Job 38:2 - Matthew Poole's English Annotations on the Holy Bible

Bible Comments

Who is this? it is a question of admiration and reprehension, What and where is he that presumeth to talk at this rate? this language becomes not a creature, much less a professor of religion. The person here designed is not Elihu, who spoke last; but Job, who had spoken most, as is apparent from Job 38:1, and from Job 42:3, where Job takes the following reproof to himself, and from the following discourse, wherein God convinceth Job by divers of the same kind of arguments which Elihu had used against him.
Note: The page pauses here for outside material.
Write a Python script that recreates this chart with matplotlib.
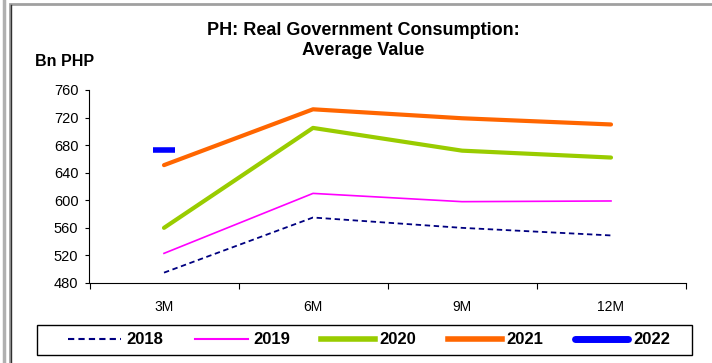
import matplotlib
matplotlib.use("Agg")
import matplotlib.pyplot as plt
from matplotlib.lines import Line2D
from matplotlib.patches import Rectangle

plt.rcParams['font.family'] = ['Liberation Sans', 'DejaVu Sans']

periods = ['3M', '6M', '9M', '12M']
v2018 = [495, 575, 560, 549]
v2019 = [523, 610, 598, 599]
v2020 = [560, 705, 672, 662]
v2021 = [651, 732, 719, 710]
v2022 = [673]

fig = plt.figure(figsize=(7.12, 3.63), dpi=100)
ax = fig.add_axes([89.5 / 712, 1 - 283 / 363, 596 / 712, 193 / 363])

x = range(len(periods))
ax.plot(x, v2018, color='#000080', lw=1.3, ls=(0, (3, 2)))
ax.plot(x, v2019, color='#ff00ff', lw=1.2)
ax.plot(x, v2020, color='#99cc00', lw=3, solid_capstyle='round')
ax.plot(x, v2021, color='#ff6600', lw=3, solid_capstyle='round')
ax.plot(range(len(v2022)), v2022, color='#0000ff', ls='none',
        marker='_', markersize=16, markeredgewidth=4,
        markeredgecolor='#0000ff')

ax.set_xlim(-0.5, 3.5)
ax.set_ylim(480, 760)
ax.set_yticks(range(480, 761, 40))
ax.set_xticks([i + 0.5 for i in range(-1, 4)])
ax.set_xticklabels([])
ax.set_xticks(list(x), minor=True)
ax.set_xticklabels(periods, minor=True)
ax.tick_params(axis='x', which='minor', length=0, pad=12, labelsize=10)
ax.tick_params(axis='x', which='major', length=4, direction='out')
ax.tick_params(axis='y', length=3, direction='out', labelsize=10.5, pad=5)
ax.spines['top'].set_visible(False)
ax.spines['right'].set_visible(False)

fig.text(363 / 712, 1 - 40.5 / 363, 'PH: Real Government Consumption:\nAverage Value',
         ha='center', va='center', fontsize=13, fontweight='bold', linespacing=1.3)
fig.text(35 / 712, 1 - 62 / 363, 'Bn PHP', ha='left', va='center',
         fontsize=11.5, fontweight='bold')

handles = [
    Line2D([], [], color='#000080', lw=1.5, ls=(0, (3, 2))),
    Line2D([], [], color='#ff00ff', lw=1.5),
    Line2D([], [], color='#99cc00', lw=4),
    Line2D([], [], color='#ff6600', lw=4),
    Line2D([], [], color='#0000ff', lw=5, solid_capstyle='round'),
]
fig.legend(handles, ['2018', '2019', '2020', '2021', '2022'],
           loc='center', bbox_to_anchor=(369 / 712, 1 - 340 / 363),
           ncol=5, frameon=False, prop={'weight': 'bold', 'size': 12},
           handlelength=3.2, columnspacing=1.9, handletextpad=0.3)
# legend box
fig.add_artist(Rectangle((37 / 712, 1 - 355 / 363), 655 / 712, 30 / 363,
                         transform=fig.transFigure, fill=False,
                         edgecolor='black', lw=1))

# outer chart frame
fig.add_artist(Rectangle((10 / 712, -0.1), 1.2, 1 - 4 / 363 + 0.1,
                         transform=fig.transFigure, fill=False,
                         edgecolor='#a0a0a0', lw=2))
fig.add_artist(Line2D([10.5 / 712, 10.5 / 712], [0, 1 - 5 / 363],
                      transform=fig.transFigure, color='#303030', lw=1))
fig.add_artist(Line2D([4 / 712, 4 / 712], [0, 1],
                      transform=fig.transFigure, color='#b0b0b0', lw=2.5))

fig.savefig('out.png', dpi=100)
That darkeneth counsel; either,

1. His own counsel, i.e. that expresseth his own mind darkly and doubtfully. But that was not Job's fault. He spake his mind too plainly and freely. Or rather,

2. God's counsel, which is called simply counsel by way of eminency, as the word and the commandment are oft put for the word and command of God. For the great matter of the dispute between Job and his friends was concerning God's counsel, and purpose, and providence in afflicting Job; which being a wise, and just, and glorious action of God, Job had endeavoured to obscure, and misrepresent, and censure. And God's decrees and judgments are frequently called his counsels, as Psalms 32:11 Proverbs 19:21 Isaiah 28:29 Acts 2:23. By words; God doth not charge Job, as his three friends had done, with hypocrisy and wickedness in the course of life, nor with atheistical opinions of God or his providence, as some of the Hebrew writers do, but confines his reproof to his hard speeches. Without knowledge; proceeding from ignorance, and mistake, and inconsiderateness; not from malice or rage against God, as his friends accused him.

Job 38:2

2 Who is this that darkeneth counsel by words without knowledge?